Write out the full listing exactly as given, minus the images.

> [INFORMATION SHOWN]
========================================================================

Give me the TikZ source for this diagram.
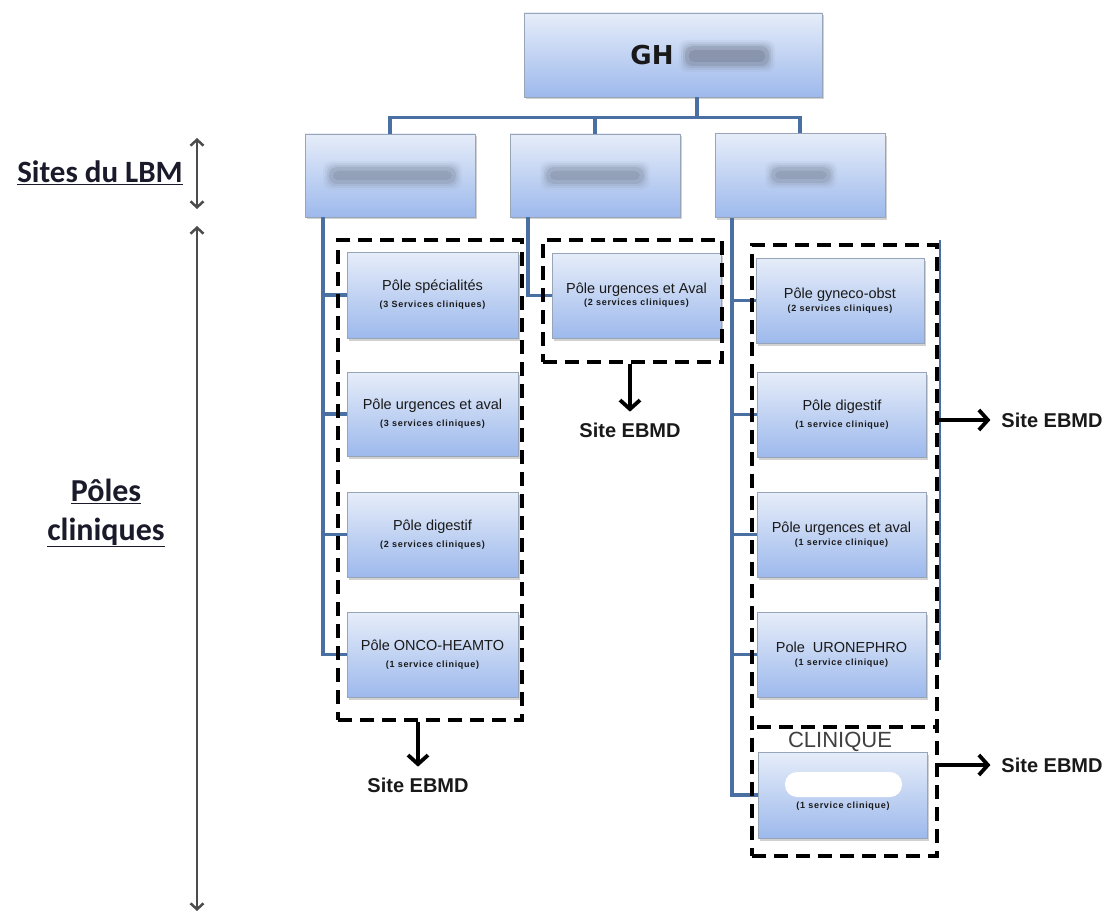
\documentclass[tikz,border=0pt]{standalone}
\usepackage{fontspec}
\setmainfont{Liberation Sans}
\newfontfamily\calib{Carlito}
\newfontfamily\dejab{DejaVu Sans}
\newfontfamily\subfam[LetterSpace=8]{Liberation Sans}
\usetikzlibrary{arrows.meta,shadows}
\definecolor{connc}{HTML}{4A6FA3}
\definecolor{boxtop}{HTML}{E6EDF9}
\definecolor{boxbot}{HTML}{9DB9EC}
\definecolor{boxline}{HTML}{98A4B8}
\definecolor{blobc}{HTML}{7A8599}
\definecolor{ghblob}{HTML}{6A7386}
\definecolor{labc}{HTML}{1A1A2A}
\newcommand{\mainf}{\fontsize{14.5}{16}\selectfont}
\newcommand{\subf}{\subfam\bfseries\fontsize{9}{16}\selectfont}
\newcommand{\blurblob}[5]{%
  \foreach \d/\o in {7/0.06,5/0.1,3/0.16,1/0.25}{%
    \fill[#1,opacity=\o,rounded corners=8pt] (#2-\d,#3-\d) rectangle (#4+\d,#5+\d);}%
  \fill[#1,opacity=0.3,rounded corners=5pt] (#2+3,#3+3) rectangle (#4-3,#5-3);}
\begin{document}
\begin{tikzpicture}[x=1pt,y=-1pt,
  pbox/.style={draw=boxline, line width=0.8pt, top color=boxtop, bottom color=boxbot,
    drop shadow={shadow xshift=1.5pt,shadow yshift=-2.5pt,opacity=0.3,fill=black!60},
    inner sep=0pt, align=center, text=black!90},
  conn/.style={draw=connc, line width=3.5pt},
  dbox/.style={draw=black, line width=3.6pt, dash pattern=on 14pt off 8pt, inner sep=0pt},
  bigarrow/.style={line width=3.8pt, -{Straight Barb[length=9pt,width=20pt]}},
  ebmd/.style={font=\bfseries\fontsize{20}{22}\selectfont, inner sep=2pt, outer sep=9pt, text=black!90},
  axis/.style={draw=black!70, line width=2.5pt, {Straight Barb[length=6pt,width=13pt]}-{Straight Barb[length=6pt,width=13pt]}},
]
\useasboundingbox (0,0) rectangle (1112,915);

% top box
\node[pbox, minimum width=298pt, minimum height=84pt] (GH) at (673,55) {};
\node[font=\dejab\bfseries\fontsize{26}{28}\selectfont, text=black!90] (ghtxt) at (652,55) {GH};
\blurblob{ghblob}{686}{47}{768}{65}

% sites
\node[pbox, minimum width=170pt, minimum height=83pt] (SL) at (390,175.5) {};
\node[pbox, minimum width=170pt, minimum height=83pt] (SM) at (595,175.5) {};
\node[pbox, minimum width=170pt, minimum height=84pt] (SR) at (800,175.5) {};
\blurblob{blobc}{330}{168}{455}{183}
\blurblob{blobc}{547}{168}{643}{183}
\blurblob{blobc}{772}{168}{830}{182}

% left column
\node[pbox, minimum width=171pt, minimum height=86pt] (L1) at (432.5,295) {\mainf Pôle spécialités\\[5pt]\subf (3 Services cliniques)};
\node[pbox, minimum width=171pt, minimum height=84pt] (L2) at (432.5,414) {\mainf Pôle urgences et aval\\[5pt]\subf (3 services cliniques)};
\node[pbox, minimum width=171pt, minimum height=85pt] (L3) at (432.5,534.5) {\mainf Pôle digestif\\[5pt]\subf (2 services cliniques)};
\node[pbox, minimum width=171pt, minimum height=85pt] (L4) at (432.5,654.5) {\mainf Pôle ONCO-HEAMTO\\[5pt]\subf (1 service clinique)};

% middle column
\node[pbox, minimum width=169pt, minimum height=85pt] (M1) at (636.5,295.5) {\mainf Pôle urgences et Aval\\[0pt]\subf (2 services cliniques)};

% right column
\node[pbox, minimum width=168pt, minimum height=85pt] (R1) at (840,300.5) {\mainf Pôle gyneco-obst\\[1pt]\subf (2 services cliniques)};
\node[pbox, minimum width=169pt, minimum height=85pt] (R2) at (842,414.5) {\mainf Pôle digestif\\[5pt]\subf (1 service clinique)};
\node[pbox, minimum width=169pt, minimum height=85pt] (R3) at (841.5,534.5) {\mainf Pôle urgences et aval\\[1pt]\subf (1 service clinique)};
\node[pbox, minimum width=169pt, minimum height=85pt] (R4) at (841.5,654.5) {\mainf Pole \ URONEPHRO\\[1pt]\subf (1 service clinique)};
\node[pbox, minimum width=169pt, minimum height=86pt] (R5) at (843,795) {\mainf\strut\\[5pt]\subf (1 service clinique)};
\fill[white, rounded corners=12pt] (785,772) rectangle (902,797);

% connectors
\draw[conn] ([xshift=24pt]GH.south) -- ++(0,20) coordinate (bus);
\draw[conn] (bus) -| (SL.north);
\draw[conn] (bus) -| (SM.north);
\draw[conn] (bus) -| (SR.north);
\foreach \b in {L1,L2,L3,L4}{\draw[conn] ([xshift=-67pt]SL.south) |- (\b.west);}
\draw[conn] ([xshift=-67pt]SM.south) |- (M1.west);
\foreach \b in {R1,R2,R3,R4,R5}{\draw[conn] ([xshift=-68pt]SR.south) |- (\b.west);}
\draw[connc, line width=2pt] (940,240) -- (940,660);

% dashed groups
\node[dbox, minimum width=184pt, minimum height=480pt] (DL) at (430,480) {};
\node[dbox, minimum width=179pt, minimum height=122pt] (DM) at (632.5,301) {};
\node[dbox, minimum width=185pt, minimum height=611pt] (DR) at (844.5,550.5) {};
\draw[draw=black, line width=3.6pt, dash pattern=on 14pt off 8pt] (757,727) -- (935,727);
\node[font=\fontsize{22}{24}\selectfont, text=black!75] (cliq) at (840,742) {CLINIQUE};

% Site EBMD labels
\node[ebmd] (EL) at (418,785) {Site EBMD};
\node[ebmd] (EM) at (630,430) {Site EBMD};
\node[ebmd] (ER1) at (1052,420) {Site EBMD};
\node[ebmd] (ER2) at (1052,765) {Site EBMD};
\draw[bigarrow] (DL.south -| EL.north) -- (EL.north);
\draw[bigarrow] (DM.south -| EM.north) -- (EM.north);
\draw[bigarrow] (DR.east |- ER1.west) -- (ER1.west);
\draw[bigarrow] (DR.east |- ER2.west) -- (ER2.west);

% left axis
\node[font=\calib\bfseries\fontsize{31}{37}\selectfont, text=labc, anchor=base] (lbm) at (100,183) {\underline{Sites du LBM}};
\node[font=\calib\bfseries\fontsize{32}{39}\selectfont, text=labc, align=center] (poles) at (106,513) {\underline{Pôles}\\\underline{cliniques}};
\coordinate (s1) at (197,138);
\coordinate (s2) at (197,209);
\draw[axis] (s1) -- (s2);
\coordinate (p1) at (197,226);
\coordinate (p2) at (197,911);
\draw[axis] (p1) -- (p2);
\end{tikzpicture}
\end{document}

========================================================================

> [ANSWER TO THE EXERCISE]
Give me the TikZ source for this diagram.
\documentclass[tikz,border=0pt]{standalone}
\usepackage{fontspec}
\setmainfont{Liberation Sans}
\newfontfamily\calib{Carlito}
\newfontfamily\dejab{DejaVu Sans}
\newfontfamily\subfam[LetterSpace=8]{Liberation Sans}
\usetikzlibrary{arrows.meta,shadows}
\definecolor{connc}{HTML}{4A6FA3}
\definecolor{boxtop}{HTML}{E6EDF9}
\definecolor{boxbot}{HTML}{9DB9EC}
\definecolor{boxline}{HTML}{98A4B8}
\definecolor{blobc}{HTML}{7A8599}
\definecolor{ghblob}{HTML}{6A7386}
\definecolor{labc}{HTML}{1A1A2A}
\newcommand{\mainf}{\fontsize{14.5}{16}\selectfont}
\newcommand{\subf}{\subfam\bfseries\fontsize{9}{16}\selectfont}
\newcommand{\blurblob}[5]{%
  \foreach \d/\o in {7/0.06,5/0.1,3/0.16,1/0.25}{%
    \fill[#1,opacity=\o,rounded corners=8pt] (#2-\d,#3-\d) rectangle (#4+\d,#5+\d);}%
  \fill[#1,opacity=0.3,rounded corners=5pt] (#2+3,#3+3) rectangle (#4-3,#5-3);}
\begin{document}
\begin{tikzpicture}[x=1pt,y=-1pt,
  pbox/.style={draw=boxline, line width=0.8pt, top color=boxtop, bottom color=boxbot,
    drop shadow={shadow xshift=1.5pt,shadow yshift=-2.5pt,opacity=0.3,fill=black!60},
    inner sep=0pt, align=center, text=black!90},
  conn/.style={draw=connc, line width=3.5pt},
  dbox/.style={draw=black, line width=3.6pt, dash pattern=on 14pt off 8pt, inner sep=0pt},
  bigarrow/.style={line width=3.8pt, -{Straight Barb[length=9pt,width=20pt]}},
  ebmd/.style={font=\bfseries\fontsize{20}{22}\selectfont, inner sep=2pt, outer sep=9pt, text=black!90},
  axis/.style={draw=black!70, line width=2.5pt, {Straight Barb[length=6pt,width=13pt]}-{Straight Barb[length=6pt,width=13pt]}},
]
\useasboundingbox (0,0) rectangle (1112,915);

% top box
\node[pbox, minimum width=298pt, minimum height=84pt] (GH) at (673,55) {};
\node[font=\dejab\bfseries\fontsize{26}{28}\selectfont, text=black!90] (ghtxt) at (652,55) {GH};
\blurblob{ghblob}{686}{47}{768}{65}

% sites
\node[pbox, minimum width=170pt, minimum height=83pt] (SL) at (390,175.5) {};
\node[pbox, minimum width=170pt, minimum height=83pt] (SM) at (595,175.5) {};
\node[pbox, minimum width=170pt, minimum height=84pt] (SR) at (800,175.5) {};
\blurblob{blobc}{330}{168}{455}{183}
\blurblob{blobc}{547}{168}{643}{183}
\blurblob{blobc}{772}{168}{830}{182}

% left column
\node[pbox, minimum width=171pt, minimum height=86pt] (L1) at (432.5,295) {\mainf Pôle spécialités\\[5pt]\subf (3 Services cliniques)};
\node[pbox, minimum width=171pt, minimum height=84pt] (L2) at (432.5,414) {\mainf Pôle urgences et aval\\[5pt]\subf (3 services cliniques)};
\node[pbox, minimum width=171pt, minimum height=85pt] (L3) at (432.5,534.5) {\mainf Pôle digestif\\[5pt]\subf (2 services cliniques)};
\node[pbox, minimum width=171pt, minimum height=85pt] (L4) at (432.5,654.5) {\mainf Pôle ONCO-HEAMTO\\[5pt]\subf (1 service clinique)};

% middle column
\node[pbox, minimum width=169pt, minimum height=85pt] (M1) at (636.5,295.5) {\mainf Pôle urgences et Aval\\[0pt]\subf (2 services cliniques)};

% right column
\node[pbox, minimum width=168pt, minimum height=85pt] (R1) at (840,300.5) {\mainf Pôle gyneco-obst\\[1pt]\subf (2 services cliniques)};
\node[pbox, minimum width=169pt, minimum height=85pt] (R2) at (842,414.5) {\mainf Pôle digestif\\[5pt]\subf (1 service clinique)};
\node[pbox, minimum width=169pt, minimum height=85pt] (R3) at (841.5,534.5) {\mainf Pôle urgences et aval\\[1pt]\subf (1 service clinique)};
\node[pbox, minimum width=169pt, minimum height=85pt] (R4) at (841.5,654.5) {\mainf Pole \ URONEPHRO\\[1pt]\subf (1 service clinique)};
\node[pbox, minimum width=169pt, minimum height=86pt] (R5) at (843,795) {\mainf\strut\\[5pt]\subf (1 service clinique)};
\fill[white, rounded corners=12pt] (785,772) rectangle (902,797);

% connectors
\draw[conn] ([xshift=24pt]GH.south) -- ++(0,20) coordinate (bus);
\draw[conn] (bus) -| (SL.north);
\draw[conn] (bus) -| (SM.north);
\draw[conn] (bus) -| (SR.north);
\foreach \b in {L1,L2,L3,L4}{\draw[conn] ([xshift=-67pt]SL.south) |- (\b.west);}
\draw[conn] ([xshift=-67pt]SM.south) |- (M1.west);
\foreach \b in {R1,R2,R3,R4,R5}{\draw[conn] ([xshift=-68pt]SR.south) |- (\b.west);}
\draw[connc, line width=2pt] (940,240) -- (940,660);

% dashed groups
\node[dbox, minimum width=184pt, minimum height=480pt] (DL) at (430,480) {};
\node[dbox, minimum width=179pt, minimum height=122pt] (DM) at (632.5,301) {};
\node[dbox, minimum width=185pt, minimum height=611pt] (DR) at (844.5,550.5) {};
\draw[draw=black, line width=3.6pt, dash pattern=on 14pt off 8pt] (757,727) -- (935,727);
\node[font=\fontsize{22}{24}\selectfont, text=black!75] (cliq) at (840,742) {CLINIQUE};

% Site EBMD labels
\node[ebmd] (EL) at (418,785) {Site EBMD};
\node[ebmd] (EM) at (630,430) {Site EBMD};
\node[ebmd] (ER1) at (1052,420) {Site EBMD};
\node[ebmd] (ER2) at (1052,765) {Site EBMD};
\draw[bigarrow] (DL.south -| EL.north) -- (EL.north);
\draw[bigarrow] (DM.south -| EM.north) -- (EM.north);
\draw[bigarrow] (DR.east |- ER1.west) -- (ER1.west);
\draw[bigarrow] (DR.east |- ER2.west) -- (ER2.west);

% left axis
\node[font=\calib\bfseries\fontsize{31}{37}\selectfont, text=labc, anchor=base] (lbm) at (100,183) {\underline{Sites du LBM}};
\node[font=\calib\bfseries\fontsize{32}{39}\selectfont, text=labc, align=center] (poles) at (106,513) {\underline{Pôles}\\\underline{cliniques}};
\coordinate (s1) at (197,138);
\coordinate (s2) at (197,209);
\draw[axis] (s1) -- (s2);
\coordinate (p1) at (197,226);
\coordinate (p2) at (197,911);
\draw[axis] (p1) -- (p2);
\end{tikzpicture}
\end{document}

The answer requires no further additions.